Defiant Kentucky Clerk Taken Into Federal Custody

Rowan County Clerk Kim Davis listens to a customer following her office's refusal to issue marriage licenses at the Rowan County Courthouse in Morehead, Ky., Tuesday, Sept. 1, 2015. Although her appeal to the U.S. Supreme Court was denied, Davis still refuses to issue marriage licenses. (AP Photo/Timothy D. Easley)
Timothy D. Easley/FR43398 AP

Kim Davis, the Kentucky clerk who refused to issue gay marriage licenses, has been found in contempt of court and taken into federal custody.

According to AP, U.S. District Judge David Bunning said Thursday that Davis would be held in jail until she complied with the previous court orders to begin granting the marriage licenses.

“The court cannot condone the willful disobedience of its lawfully issued order,” Judge Bunning said, according to the New York Times. “If you give people the opportunity to choose which orders they follow, that’s what potentially causes problems.”

She was not in handcuffs when she was led into custody, AP reported, and said “thank you” before a U.S. marshal escorted her out of the court room.

During Thursday’s hearing, Davis testified for 20 minutes about her Christian faith and told the court “You can’t be separated from something that’s in your heart and in your soul,” according to the AP report.

Davis, a clerk in Rowan County, has repeatedly refused to grant marriage licenses to all couples based on her religious beliefs that oppose gay marriage, despite the U.S. Supreme Court refusing to intervene in her favor. She was sued by a group of gay and straight couples in July and a federal judge ordered that she begin issuing the licenses.

Tuesday, at the request of the couples’ lawyers, a district judge ordered that Davis and her staff appear for a contempt of court hearing due to her refusal to follow the court ruling.

The lawyers had asked Judge Bunning to fine rather than jail her, according to the New York Times. However, the judge ordered that she be held in custody until she agreed to start issuing the licenses, saying he was concerned about a “ripple effect,” USA Today reported.

“Her good-faith belief is simply not a viable defense,” the judge said, according to USA Today. “Oaths mean things.”

Her six deputy clerks were given a half hour to decide if they would issue the licenses or possibly join Davis in jail, according to LEX 18 News. Five of the six decided to follow the order to grant the marriage license. The deputy clerk who has not agreed to follow the judge’s orders is Davis’ son, WOWK 13 reported.

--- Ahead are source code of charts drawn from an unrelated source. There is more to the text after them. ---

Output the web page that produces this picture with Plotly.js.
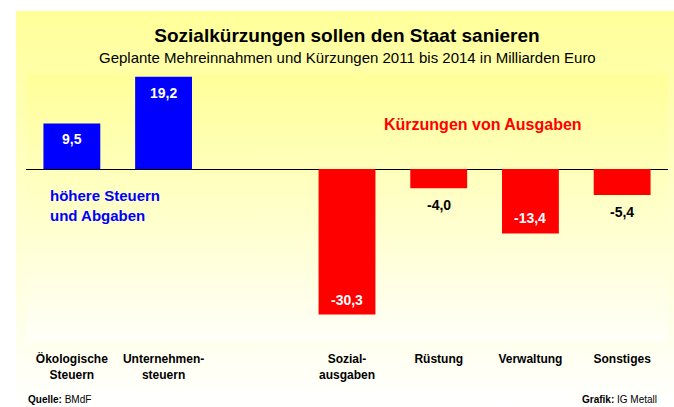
<!DOCTYPE html>
<html>
<head>
<meta charset="utf-8">
<script src="https://cdn.plot.ly/plotly-3.0.1.min.js"></script>
<style>
  html, body { margin: 0; padding: 0; background: #ffffff; }
  #wrap { position: relative; width: 674px; height: 407px; overflow: hidden; }
  #panel { position: absolute; left: 16px; top: 11px; width: 658px; height: 396px;
           background: linear-gradient(to bottom, #FFFF99 0%, #FFFFFF 100%); }
  #inner { position: absolute; left: 26px; top: 73px; width: 642px; height: 269px;
           background: linear-gradient(to bottom, #FFFF99 0%, #FFFFF8 100%); }
  #chart { position: absolute; left: 0; top: 0; width: 674px; height: 407px; }
</style>
</head>
<body>
<div id="wrap">
  <div id="panel"></div>
  <div id="inner"></div>
  <div id="chart"></div>
</div>
<script>
// ---- data ----
const categories = ['Ökologische<br>Steuern', 'Unternehmen-<br>steuern', 'Sozial-<br>ausgaben', 'Rüstung', 'Verwaltung', 'Sonstiges'];
const values = [9.5, 19.2, -30.3, -4.0, -13.4, -5.4];
const labelInside = [true, true, true, false, true, false];
const spacer = ' ';
const axisOrder = [categories[0], categories[1], spacer, categories[2], categories[3], categories[4], categories[5]];

const titleText = '<b>Sozialkürzungen sollen den Staat sanieren</b>';
const subtitleText = 'Geplante Mehreinnahmen und Kürzungen 2011 bis 2014 in Milliarden Euro';
const posNote = '<b>höhere Steuern<br>und Abgaben</b>';
const negNote = '<b>Kürzungen von Ausgaben</b>';
const sourceText = '<b>Quelle:</b> BMdF';
const creditText = '<b>Grafik:</b> IG Metall';

// ---- styles ----
const FONT = '"Liberation Sans", Arial, sans-serif';
const BLUE = '#0000FF';
const RED = '#FF0000';

const fmt = v => v.toFixed(1).replace('.', ',');

const trace = {
  type: 'bar',
  x: categories,
  y: values,
  width: 0.62,
  marker: { color: values.map(v => v >= 0 ? BLUE : RED), line: { width: 0 } },
  hoverinfo: 'skip'
};

const valueAnnotations = values.map((v, i) => {
  const inside = labelInside[i];
  let shift;
  if (inside) shift = v >= 0 ? -16 : 15;
  else shift = -17;
  return {
    x: categories[i], y: v, xref: 'x', yref: 'y',
    text: '<b>' + fmt(v) + '</b>',
    showarrow: false, yshift: shift, xanchor: 'center', yanchor: 'middle',
    font: { family: FONT, size: 14, color: inside ? '#FFFFFF' : '#000000' }
  };
});

const layout = {
  width: 674, height: 407,
  margin: { l: 26, r: 6, t: 73, b: 65 },
  paper_bgcolor: 'rgba(0,0,0,0)',
  plot_bgcolor: 'rgba(0,0,0,0)',
  showlegend: false,
  title: {
    text: titleText, x: 0.5, xref: 'paper', xanchor: 'center',
    y: 1 - 35 / 407, yref: 'container', yanchor: 'middle',
    font: { family: FONT, size: 19, color: '#000000' }
  },
  xaxis: {
    type: 'category', categoryorder: 'array', categoryarray: axisOrder,
    range: [-0.5, 6.5], showgrid: false, zeroline: false, showline: false,
    ticks: '', ticklabelstandoff: 8,
    tickfont: { family: FONT, size: 12, color: '#000000', weight: 'bold' },
    fixedrange: true
  },
  yaxis: {
    range: [-36, 20], showgrid: false, showticklabels: false, ticks: '',
    showline: false, zeroline: true, zerolinecolor: '#000000', zerolinewidth: 1,
    fixedrange: true
  },
  annotations: [
    { text: subtitleText, xref: 'paper', yref: 'paper', x: 0.5, y: 1 + 16 / 269,
      xanchor: 'center', yanchor: 'middle', showarrow: false,
      font: { family: FONT, size: 15, color: '#000000' } },
    { text: negNote, xref: 'paper', yref: 'paper', x: 0.712, y: 0.81,
      xanchor: 'center', yanchor: 'middle', showarrow: false,
      font: { family: FONT, size: 16, color: RED } },
    { text: posNote, xref: 'paper', yref: 'paper', x: 0.034, y: 0.506,
      xanchor: 'left', yanchor: 'middle', align: 'left', showarrow: false,
      font: { family: FONT, size: 15, color: BLUE } },
    { text: sourceText, xref: 'paper', yref: 'paper', x: 0, y: -57 / 269,
      xanchor: 'left', yanchor: 'middle', showarrow: false,
      font: { family: FONT, size: 10, color: '#000000' } },
    { text: creditText, xref: 'paper', yref: 'paper', x: 0.986, y: -57 / 269,
      xanchor: 'right', yanchor: 'middle', showarrow: false,
      font: { family: FONT, size: 10, color: '#000000' } }
  ].concat(valueAnnotations)
};

Plotly.newPlot('chart', [trace], layout, { displayModeBar: false, staticPlot: true });
</script>
</body>
</html>
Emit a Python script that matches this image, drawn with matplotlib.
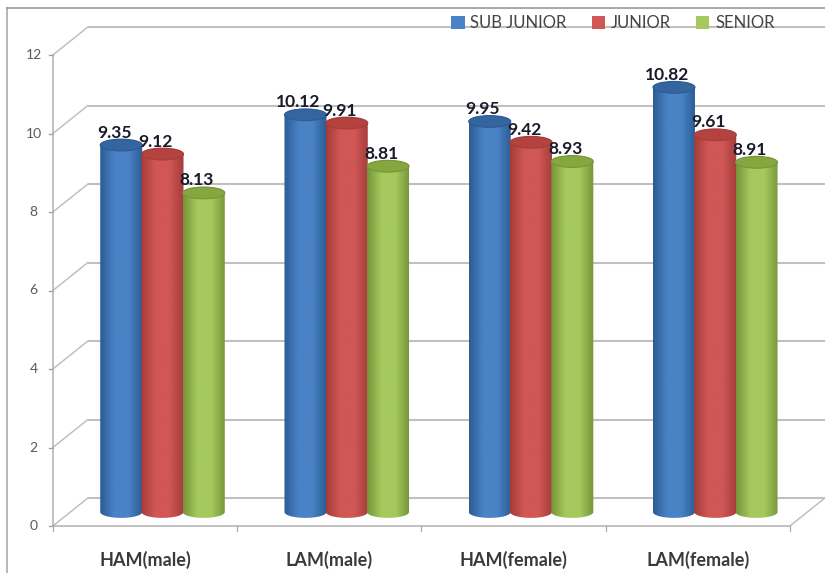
import numpy as np
import matplotlib
matplotlib.use('Agg')
import matplotlib.pyplot as plt
from matplotlib.colors import LinearSegmentedColormap
from matplotlib.patches import Ellipse, Patch, PathPatch
from matplotlib.path import Path

# 数据
categories = ['HAM(male)', 'LAM(male)', 'HAM(female)', 'LAM(female)']
series_names = ['SUB JUNIOR', 'JUNIOR', 'SENIOR']
sub_junior = [9.35, 10.12, 9.95, 10.82]
junior = [9.12, 9.91, 9.42, 9.61]
senior = [8.13, 8.81, 8.93, 8.91]
y_ticks = [0, 2, 4, 6, 8, 10, 12]

# 柱子的渐变色: 边缘, 高光, 顶面
blue = ('#2b5c94', '#4a82c6', '#34659f')
red = ('#a53c3a', '#d05755', '#b4423f')
green = ('#76953a', '#a6c95e', '#86a63f')

# 三维效果参数 (数据单位)
depth_x = 0.19
depth_y = 0.713
bar_step = 0.224
bar_half = 0.114
cap_half = 0.15
grid_color = '#c0c0c0'

plt.rcParams['font.family'] = 'Lato'

fig = plt.figure(figsize=(8.25, 5.73), dpi=100)
ax = fig.add_axes([0, 0, 1, 1])
ax.axis('off')


def draw_cylinder(x, value, colors, z):
    # 圆柱侧面: 先画渐变图, 再用轮廓裁剪
    base = depth_y / 2
    top = base + value
    t = np.linspace(np.pi, 2 * np.pi, 40)
    px = x + bar_half * np.cos(t)
    py = base + cap_half * np.sin(t)
    t2 = np.linspace(0, np.pi, 40)
    qx = x + bar_half * np.cos(t2)
    qy = top + cap_half * np.sin(t2)
    outline = np.vstack([np.column_stack([px, py]), np.column_stack([qx, qy])])
    patch = PathPatch(Path(np.vstack([outline, outline[0]])), facecolor='none',
                      edgecolor='none', zorder=z)
    ax.add_patch(patch)
    cmap = LinearSegmentedColormap.from_list('c', [colors[0], colors[1], colors[1], colors[0]])
    grad = np.linspace(0, 1, 64).reshape(1, -1)
    im = ax.imshow(grad, cmap=cmap, aspect='auto', interpolation='bilinear', zorder=z,
                   extent=(x - bar_half, x + bar_half, base - cap_half, top + cap_half))
    im.set_clip_path(patch)
    ax.add_patch(Ellipse((x, top), 2 * bar_half, 2 * cap_half, facecolor=colors[2],
                         edgecolor=colors[0], linewidth=0.8, zorder=z + 0.5))


# 背景墙和网格线
n = len(categories)
left = -0.5
right = n - 0.5
for v in y_ticks:
    ax.plot([left + depth_x, right + depth_x + 0.2], [v + depth_y, v + depth_y],
            color=grid_color, lw=1.5, zorder=1, solid_capstyle='butt')
    ax.plot([left, left + depth_x], [v, v + depth_y], color=grid_color, lw=1.1, zorder=1)
    ax.plot([left - 0.02, left], [v, v], color='#999999', lw=0.9, zorder=1)
    ax.text(left - 0.105, v, str(v), ha='center', va='center', fontsize=10,
            color='#5a5a5a')

# 左侧竖轴和底面
ax.plot([left, left], [0, 12], color='#b0b0b0', lw=1.1, zorder=1)
ax.plot([left, right], [0, 0], color='#b0b0b0', lw=1.1, zorder=1)
ax.plot([right, right + depth_x], [0, depth_y], color=grid_color, lw=1.1, zorder=1)
for i in range(n + 1):
    ax.plot([left + i, left + i], [0, -0.12], color='#aaaaaa', lw=0.9, zorder=1)

# 圆柱和数值标签
all_series = [sub_junior, junior, senior]
all_colors = [blue, red, green]
z = 3
for s, (values, colors) in enumerate(zip(all_series, all_colors)):
    for i, v in enumerate(values):
        x = i + depth_x / 2 + (s - 1) * bar_step
        draw_cylinder(x, v, colors, z)
        z += 1
        ax.annotate(f'{v:.2f}', (x, v + depth_y / 2), xytext=(-5, 9),
                    textcoords='offset points', ha='center', va='center',
                    fontsize=12.5, fontweight='bold', color='#1a1a2a', zorder=50)

# 分类标签
for i, name in enumerate(categories):
    ax.text(i, -0.87, name, ha='center', va='center', fontsize=13, fontweight='bold',
            color='#3a3a3a')

# 外框
ax.plot([-0.747, -0.747], [-1.3, 13.2], color='#aaaaaa', lw=1.2, zorder=1)
ax.plot([-0.747, 3.9], [13.2, 13.2], color='#999999', lw=1.2, zorder=1)

handles = [Patch(facecolor=c[1], edgecolor='none', label=name)
           for c, name in zip(all_colors, series_names)]
ax.legend(handles=handles, ncol=3, frameon=False, loc='center', bbox_to_anchor=(0.743, 0.96),
          prop={'family': 'Lato', 'size': 12}, labelcolor='#444444',
          handlelength=0.8, handleheight=0.8, handletextpad=0.35, columnspacing=1.5)

ax.set_xlim(-145 / 184.25, 680 / 184.25)
ax.set_ylim(-47 / 39.25, 526 / 39.25)

fig.savefig('out.png', dpi=100)
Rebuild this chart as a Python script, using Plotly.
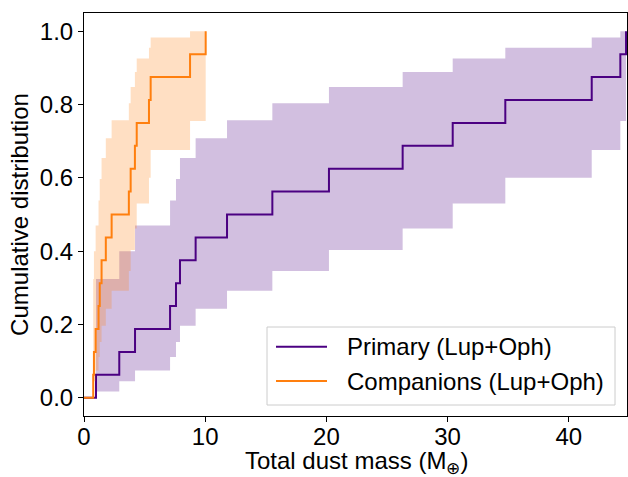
import plotly.graph_objects as go

# ---- data ----
primary_mass = [0.99, 2.91, 4.21, 7.10, 7.59, 7.92, 9.21, 11.80, 15.54, 20.21,
                26.29, 30.42, 34.76, 41.89, 44.25, 44.72]
companion_mass = [0.76, 0.82, 0.96, 1.20, 1.30, 1.45, 1.80, 2.28, 3.70, 3.85,
                  4.20, 4.35, 5.36, 5.50, 8.75, 10.04]
cdf_values = [0.0625, 0.125, 0.1875, 0.25, 0.3125, 0.375, 0.4375, 0.5,
              0.5625, 0.625, 0.6875, 0.75, 0.8125, 0.875, 0.9375, 1.0]
ci_upper = [0.324, 0.40, 0.47, 0.538, 0.597, 0.654, 0.708, 0.757, 0.804, 0.848,
            0.889, 0.926, 0.955, 0.983, 1.0, 1.0]
ci_lower = [0.017, 0.045, 0.074, 0.111, 0.152, 0.196, 0.243, 0.292, 0.346, 0.403,
            0.462, 0.53, 0.60, 0.676, 0.755, 0.755]
labels = ["Primary (Lup+Oph)", "Companions (Lup+Oph)"]
x_ticks = [0, 10, 20, 30, 40]
y_ticks = [0.0, 0.2, 0.4, 0.6, 0.8, 1.0]
x_title = "Total dust mass (M<sub>⊕</sub>)"
y_title = "Cumulative distribution"

PURPLE = "rgb(75,0,130)"
PURPLE_FILL = "rgba(75,0,130,0.25)"
ORANGE = "#ff7f0e"
ORANGE_FILL = "rgba(255,127,14,0.25)"
FONT = "Liberation Sans, Arial, sans-serif"

fig = go.Figure()


def add_band(xs, fillcolor):
    fig.add_trace(go.Scatter(x=xs, y=ci_lower, mode="lines", line=dict(width=0, shape="hv"),
                             hoverinfo="skip", showlegend=False))
    fig.add_trace(go.Scatter(x=xs, y=ci_upper, mode="lines", line=dict(width=0, shape="hv"),
                             fill="tonexty", fillcolor=fillcolor,
                             hoverinfo="skip", showlegend=False))


def add_line(xs, color, name):
    fig.add_trace(go.Scatter(x=[0] + xs, y=[0] + cdf_values, mode="lines",
                             line=dict(color=color, width=2, shape="hv"),
                             name=name, showlegend=False))


add_band(primary_mass, PURPLE_FILL)
add_line(primary_mass, PURPLE, labels[0])
add_band(companion_mass, ORANGE_FILL)
add_line(companion_mass, ORANGE, labels[1])

# ---- manual legend (matplotlib style) ----
L, R, T, B = 84, 627, 13, 416


def px(xp):
    return (xp - L) / (R - L)


def py(yp):
    return (B - yp) / (B - T)


fig.add_shape(type="rect", xref="paper", yref="paper",
              x0=px(267), x1=px(615), y0=py(405), y1=py(327),
              line=dict(color="#cccccc", width=1), fillcolor="rgba(255,255,255,0.8)",
              layer="above")
for i, (lab, col) in enumerate(zip(labels, [PURPLE, ORANGE])):
    yc = [346.7, 381][i]
    fig.add_shape(type="line", xref="paper", yref="paper",
                  x0=px(276), x1=px(327), y0=py(yc), y1=py(yc),
                  line=dict(color=col, width=2), layer="above")
    fig.add_annotation(xref="paper", yref="paper", x=px(345), y=py(yc),
                       xanchor="left", yanchor="middle", text=lab, showarrow=False,
                       font=dict(size=24, color="black", family=FONT))

# x-axis title placed as annotation below the tick labels
fig.add_annotation(xref="paper", yref="paper", x=px(356), y=py(462),
                   xanchor="center", yanchor="middle", text=x_title, showarrow=False,
                   font=dict(size=24, color="black", family=FONT))

axis_common = dict(showline=True, linecolor="black", linewidth=1, mirror=True,
                   ticks="outside", ticklen=5, tickwidth=1, tickcolor="black",
                   showgrid=False, zeroline=False, automargin=False,
                   tickfont=dict(size=24, color="black", family=FONT))

fig.update_layout(
    width=628, height=477,
    margin=dict(l=L, r=628 - R, t=T, b=477 - B),
    plot_bgcolor="white", paper_bgcolor="white",
    font=dict(family=FONT, size=24, color="black"),
    xaxis=dict(range=[0, 44.8], tickvals=x_ticks, ticklabelstandoff=-6, **axis_common),
    yaxis=dict(range=[-0.05, 1.05], tickvals=y_ticks, tickformat=".1f",
               title=dict(text=y_title, standoff=4,
                          font=dict(size=24, family=FONT)),
               **axis_common),
)

fig.write_html("out.html")
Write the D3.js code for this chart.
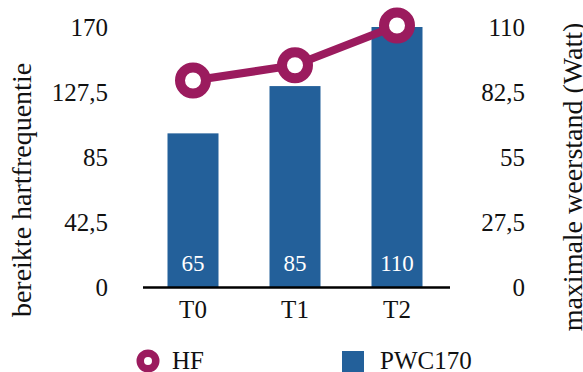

Davis, however, said she would not authorize the deputies to issue the licenses, prompting the judge to order she spend the night in July, WOWK 13 reported. The clerk’s office will begin issuing marriage licenses Friday morning nonetheless, WOWK 13 said, but the judge warned that without Davis’ approval those licenses may not be valid.

The court battle has already become an issue in the 2016 race, with the GOP field divided as to whether to support Davis’ refusal to grant the marriage licenses over her beliefs.

In response to Thursday’s decision to hold her in contempt of court, former Arkansas Gov. Mike Huckabee said, “Kim Davis in federal custody removes all doubts about the criminalization of Christianity in this country.”

Sen. Rand Paul (R-KY) also rushed to Davis’ defense: “I think it’s absurd to put someone in jail for exercising their religious liberties,” he said on CNN.

Sen. Ted Cruz (R-TX) issued a statement calling for “every lover of liberty to stand for Kim Davis.”

“Kim Davis should not be in jail. We are a country founded on Judeo-Christian values, founded by those fleeing religious oppression and seeking a land where we could worship God and live according to our faith, without being imprisoned for doing so,” he said.

White House spokesman Josh Earnest said that he hadn’t spoken to President Obama about the results of the hearing but that, “On principle, the success of our democracy depends on the rule of law. And there is no public official that is above the rule of law.”

Democratic 2016 frontrunner Hillary Clinton also signaled she supported the judge’s decision, tweeting, “Marriage equality is the law of the land. Officials should be held to their duty to uphold the law—end of story.”